Hoe anders is de Nederlandse ambassade van Claus en Kaan architecten in Maputo, Mozambique. Het zeer functionele en tot in het laatste detail ontworpen kantoorgebouw is een toonbeeld van Nederlands architectonisch kunnen. Alles lijkt te kloppen en straalt overtuiging uit. De bebouwing is aan de noordzijde van het kavel gelegd zodat aan de zuidzijde een besloten tuin ontstaat, afgeschermd met een hoog hekwerk van verticale lamellen. Hierdoor sijpelt de stad de tuin binnen. Van buiten gezien geeft dit concept het complex echter een zeer defensief karakter. Een randje waar de schooljeugd op kan zitten lijkt het enige wat het gebouw toevoegt aan de stad. In de mondaine hoofdstad van deze voormalige Portugese kolonie, waar een groot aantal meesterlijke Afrikaans modernistische gebouwen van de hand van Pancho Guedes staan, bevreemdt deze introverte bescheidenheid.
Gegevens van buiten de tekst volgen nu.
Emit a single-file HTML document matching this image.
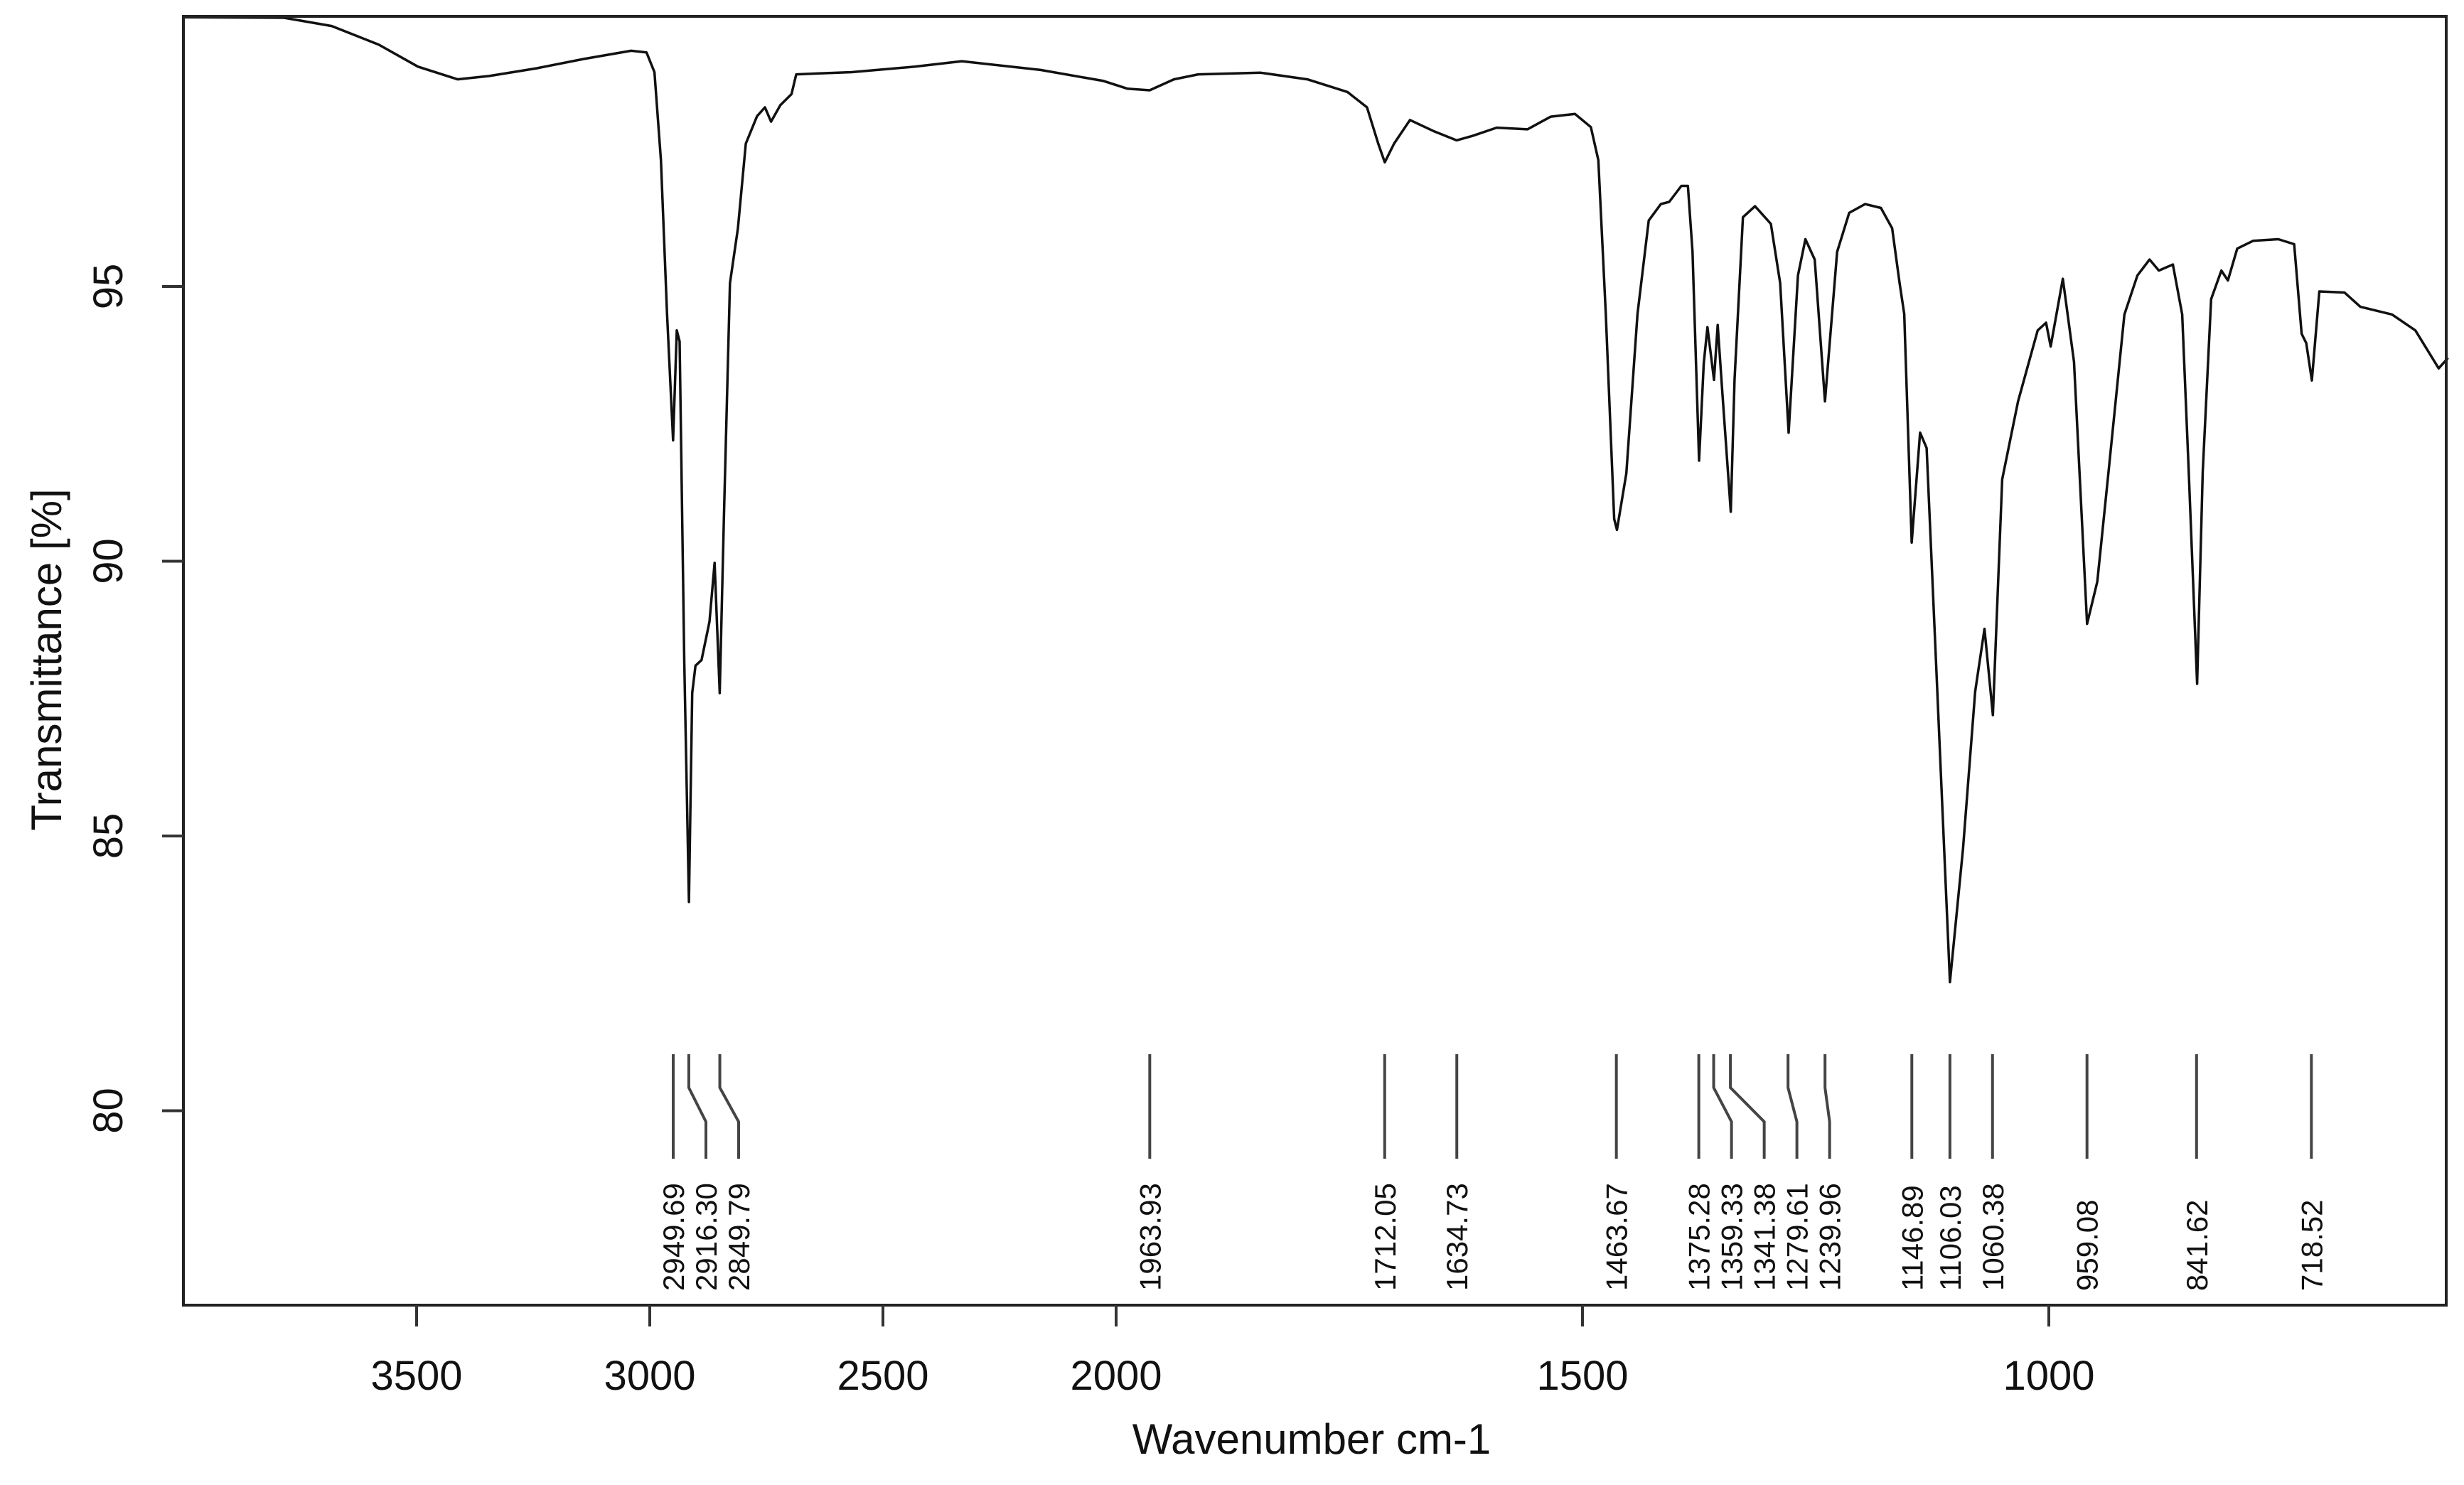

Het Nederlandse architectuurbeleid inzake de ambassades levert hier twee totaal verschillende producten op. Enerzijds de extraverte, ruwe diamant, die goed behandeld moet worden om zijn glans te behouden, anderzijds de introverte perfecte parel waarvoor je eerst een harde noot moet kraken. Deze verschillen ontstaan niet door beleid of het land waar de ambassades gebouwd worden, maar lijken vooral terug te leiden naar de architecten die de gebouwen ontworpen hebben.
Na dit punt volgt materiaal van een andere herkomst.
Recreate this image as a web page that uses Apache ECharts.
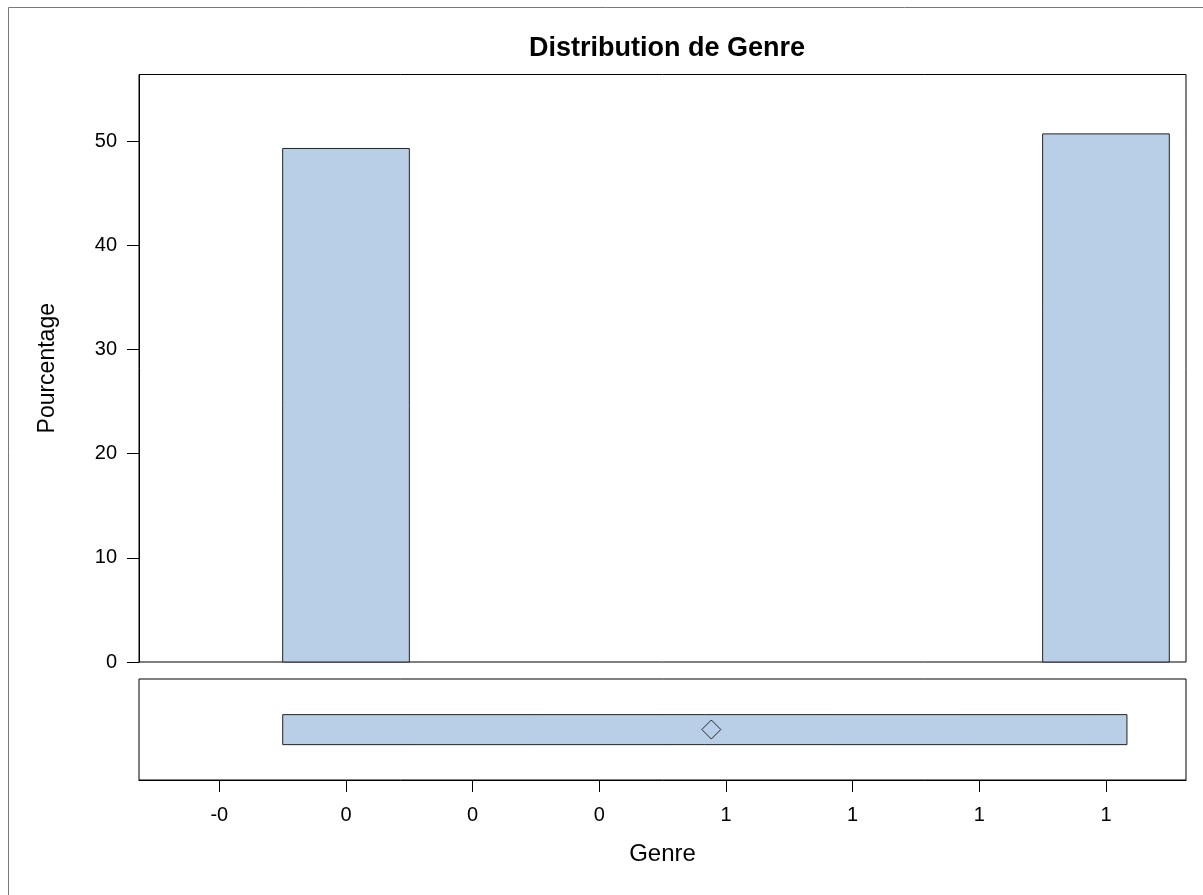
<!DOCTYPE html>
<html><head><meta charset="utf-8">
<script src="https://cdn.jsdelivr.net/npm/echarts@6/dist/echarts.min.js"></script>
<style>html,body{margin:0;padding:0;background:#fff}#c{width:1203px;height:895px}</style>
</head><body><div id="c"></div>
<script>
// ---- data ----
const binCenters = [0, 1];
const binWidth = 1 / 6;
const percentages = [49.3, 50.7];
const boxRange = [-0.0833, 1.0276];   // box extent in the box panel
const meanValue = 0.4807;             // mean marker
const xTickValues = [-1/6, 0, 1/6, 2/6, 3/6, 4/6, 5/6, 1];
const xTickLabels = ['-0', '0', '0', '0', '1', '1', '1', '1'];
const yTickValues = [0, 10, 20, 30, 40, 50];

const FONT = 'Liberation Sans, Arial, sans-serif';
const FILL = '#B9CFE7';
const X_MIN = -0.2724, X_MAX = 1.1053;

const chart = echarts.init(document.getElementById('c'), null, {renderer: 'canvas'});

const histData = binCenters.map((c, i) => [c - binWidth / 2, c + binWidth / 2, percentages[i]]);

chart.setOption({
  animation: false,
  backgroundColor: '#fff',
  title: {
    text: 'Distribution de Genre',
    left: 662, textAlign: 'center', top: 30,
    textStyle: {fontFamily: FONT, fontWeight: 'bold', fontSize: 27, color: '#000'}
  },
  graphic: [{
    type: 'polyline', silent: true,
    shape: {points: [[8.5, 895], [8.5, 7.5], [1203, 7.5]]},
    style: {stroke: '#777', lineWidth: 1, fill: null}
  }],
  grid: [
    {left: 139, right: 17, top: 74.5, height: 587.5, show: true, borderColor: '#000', borderWidth: 1, backgroundColor: '#fff'},
    {left: 139, right: 17, top: 679, height: 101, show: true, borderColor: '#000', borderWidth: 1, backgroundColor: '#fff'}
  ],
  xAxis: [
    {type: 'value', gridIndex: 0, min: X_MIN, max: X_MAX,
     axisLine: {show: false}, axisTick: {show: false}, axisLabel: {show: false}, splitLine: {show: false}},
    {type: 'value', gridIndex: 1, min: X_MIN, max: X_MAX, position: 'bottom',
     name: 'Genre', nameLocation: 'middle', nameGap: 62,
     nameTextStyle: {fontFamily: FONT, fontSize: 24, color: '#000'},
     axisLine: {show: true, onZero: false, lineStyle: {color: '#000'}},
     axisTick: {show: true, length: 12, inside: false, customValues: xTickValues, lineStyle: {color: '#000'}},
     axisLabel: {show: true, margin: 25, customValues: xTickValues, fontFamily: FONT, fontSize: 20, color: '#000',
       formatter: function (v) {
         let best = 0, d = Infinity;
         xTickValues.forEach((t, i) => { const dd = Math.abs(t - v); if (dd < d) { d = dd; best = i; } });
         return xTickLabels[best];
       }},
     splitLine: {show: false}}
  ],
  yAxis: [
    {type: 'value', gridIndex: 0, min: 0, max: 56.4,
     name: 'Pourcentage', nameLocation: 'middle', nameGap: 80, nameRotate: 90,
     nameTextStyle: {fontFamily: FONT, fontSize: 23, color: '#000'},
     axisLine: {show: true, onZero: false, lineStyle: {color: '#000'}},
     axisTick: {show: true, length: 12, customValues: yTickValues, lineStyle: {color: '#000'}},
     axisLabel: {show: true, margin: 22, customValues: yTickValues, fontFamily: FONT, fontSize: 20, color: '#000'},
     splitLine: {show: false}},
    {type: 'value', gridIndex: 1, min: 0, max: 1, show: false}
  ],
  series: [
    {
      type: 'custom', xAxisIndex: 0, yAxisIndex: 0, data: histData,
      renderItem: function (params, api) {
        const p0 = api.coord([api.value(0), 0]);
        const p1 = api.coord([api.value(1), api.value(2)]);
        return {type: 'rect', shape: {x: p0[0], y: p1[1], width: p1[0] - p0[0], height: p0[1] - p1[1]},
          style: {fill: FILL, stroke: '#222', lineWidth: 1}};
      }
    },
    {
      type: 'custom', xAxisIndex: 1, yAxisIndex: 1, data: [[boxRange[0], boxRange[1]]],
      renderItem: function (params, api) {
        const a = api.coord([api.value(0), 0.35]);
        const b = api.coord([api.value(1), 0.647]);
        return {type: 'rect', shape: {x: a[0], y: b[1], width: b[0] - a[0], height: a[1] - b[1]},
          style: {fill: FILL, stroke: '#222', lineWidth: 1}};
      }
    },
    {
      type: 'scatter', xAxisIndex: 1, yAxisIndex: 1, data: [[meanValue, 0.5]],
      symbol: 'diamond', symbolSize: [19, 19],
      itemStyle: {color: 'rgba(0,0,0,0)', borderColor: '#000', borderWidth: 1}
    }
  ]
});
</script></body></html>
Via de wilde dieren in het Kruger National Park, eindigt de reis in Johannesburg, Zuid Afrika. Dit meest westerse deel van Afrika voelt bijna aan als thuis, maar kent zijn eigen problematiek. Hoewel Apartheid is opgeheven, getuige het mooie en indrukwekkende Apartheidmuseum, blijft het een gespleten land. Met enerzijds de blijheid én armoede van de townships als Soweto en anderzijds de rijkdom én de angst in de blanke wijken. Problemen die wij architecten ondanks onze goede wil, met onze gebouwen niet op kunnen lossen.